An article in the Boston Globe looks at responses to the recent announcement by the Massachusetts Department of Corrections that it will move to end the use of solitary confinement. Judith Resnick of the Arthur Liman Center for Public Interest Law at Yale, which studies the use of solitary confinement nationwide, sounded a note of caution. “[T]he concern is—and we’ve seen this in other jurisdictions—that they say we don’t have restrictive housing, [and] instead there are people who are locked down for 21 and a half hours a day” [rather than 22, which is defined as solitary], she said. Advocates and state lawmakers also pointed to the state’s failure to implement other recently-enacted reforms to solitary confinement. Michael Cox, the director of Black and Pink MA, a queer-focused abolitionist organization, who was placed in solitary confinement when he was incarcerated, said he had “serious concerns” about whether the state would follow through on its promises. 

• In an op-ed for the New York Daily News, Anisah Sabur calls on New York City Council Speaker Corey Johnson to make good on his past statements calling for an end to solitary in New York City jails. A recent city plan that Mayor Bill de Blasio claims ends solitary, instead simply amounts to “solitary by another name,” she writes. Johnson, whose terms ends next year, has previously called for a complete end to the use of solitary. “[N}ow that it is clear the mayor and board will perpetuate solitary,” writes Sabur, “it is time for Johnson and the City Council to step in to enact legislation to truly end solitary confinement once and for all.”
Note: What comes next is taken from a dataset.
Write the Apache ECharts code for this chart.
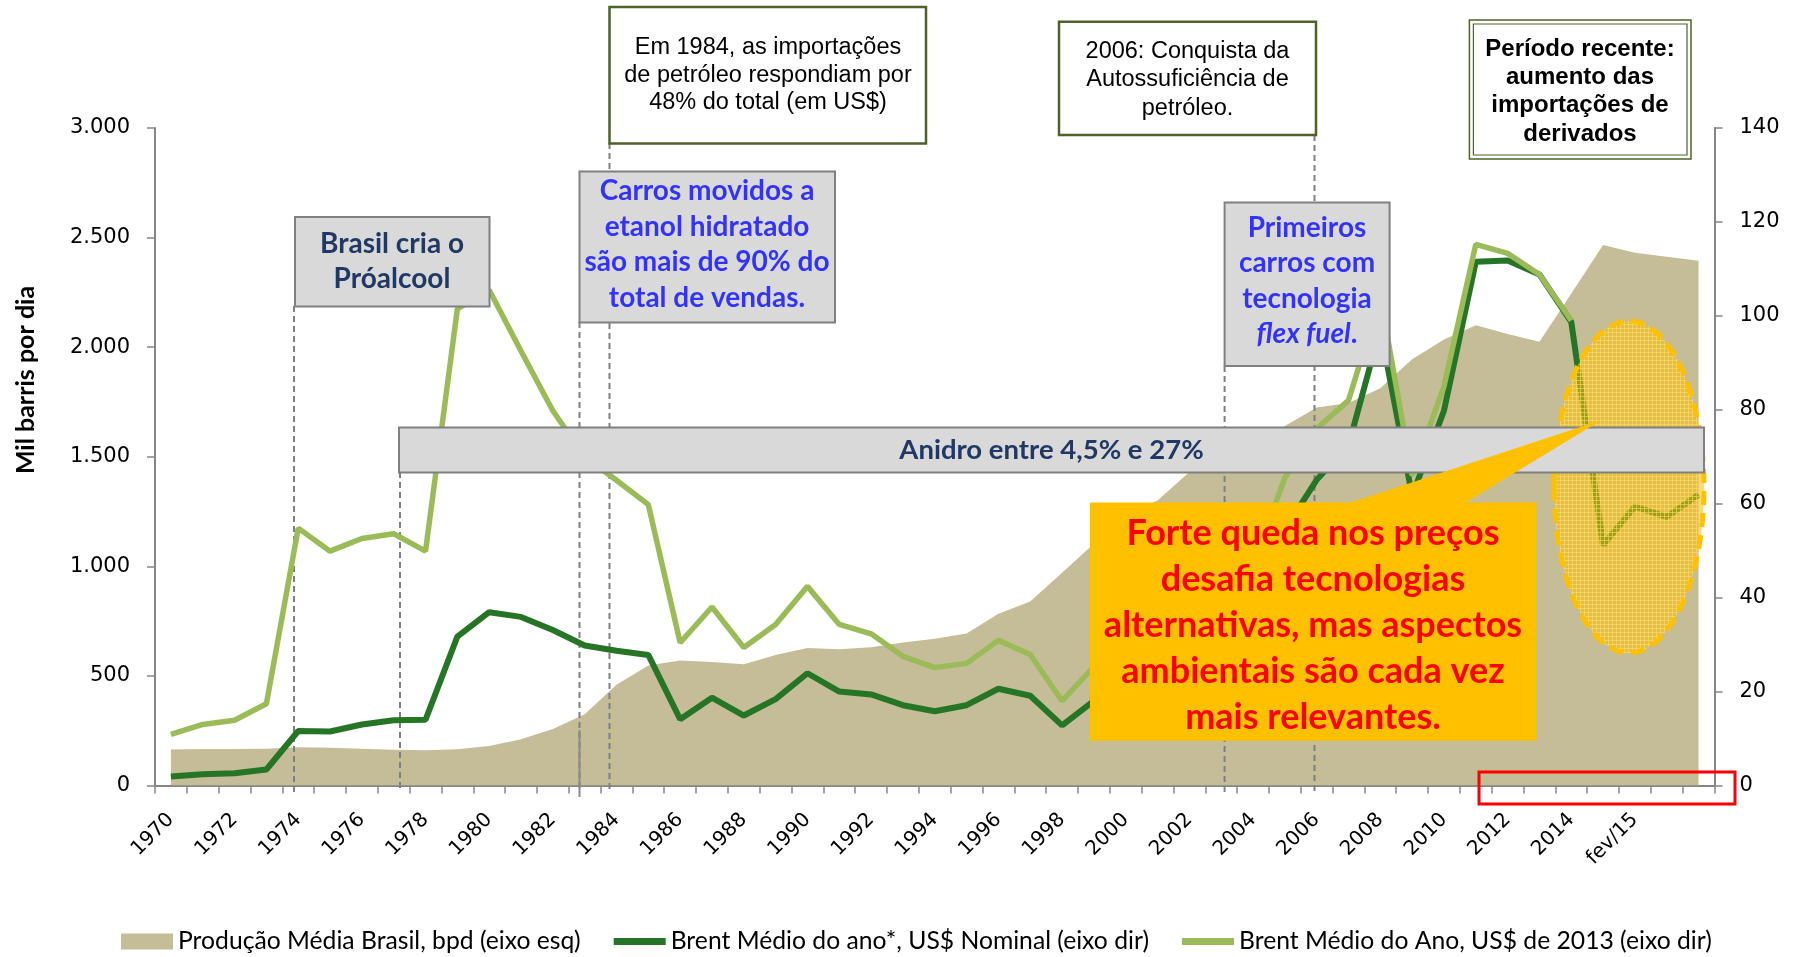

• Albany County, New York, is preparing to pay in its second set of settlements in two years over the beating and abuse by county jail employees of young men transferred there from Rikers Island in 2018, reports the Albany Times-Union. Lawyers for the plaintiffs believe they were transferred to get around restrictions on the placement of young people under the age of 22 in solitary confinement at Rikers Island. Upon arrival at the Albany County jail, they alleged that they were transferred into isolation and beaten by guards. The latest round of settlements will amount to more than $1 million. 
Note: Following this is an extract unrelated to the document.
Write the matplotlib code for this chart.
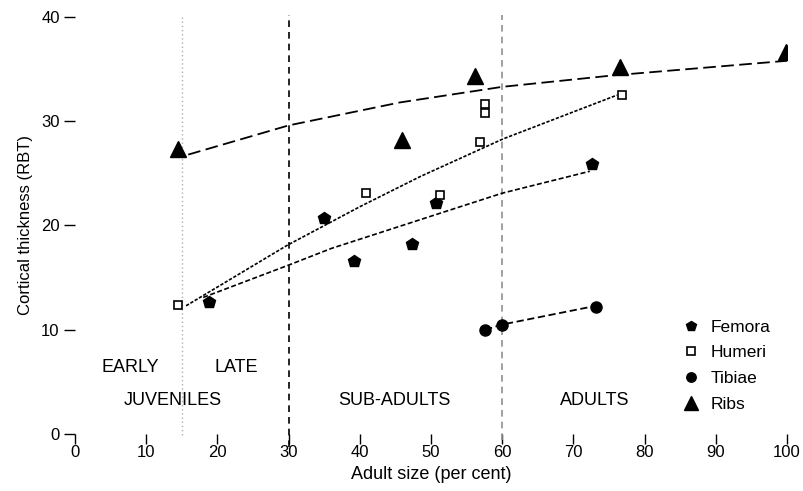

One thought on “Seven Days in Solitary [7/12/21]

  1. ‘ the U.S. made assurances that Assange would not be held under the extreme restrictions known as ‘Special Administrative Measures’ (SAMs) or sent to ADX Florence, the federal supermax in Colorado, reports the New York Times. The U.S. also guaranteed Assange’s transfer to Australia to serve out any prison sentence. ‘

    This isn’t accurate – assurances were given with caveats – which essentially come down to ‘unless we change our minds, or the CIA says Assange should be held under SAMs in ADX Florence’. Further, Assange is in any case eligible to apply for transfer to Australia to serve out any prison sentence, but that would not happen until after all US court processes were ended – which could take 10 more years.

    In any case, US assurances about not keeping people under SAMs have been broken in the past – consider Abu Hamza, who was put under SAMs – for a year – after telling his grandson he loved him. Even without SAMs, some 80,000 prisoners in the US are currently held under ‘administrative segregation’, which is solitary confinement.

    The Assange case has been a sequence of legal irregularities, the latest discovered being that the FBI provided immunity to an Icelandic criminal in exchange for testimony against Assange: that criminal has just published an interview admitting that his testimony was false.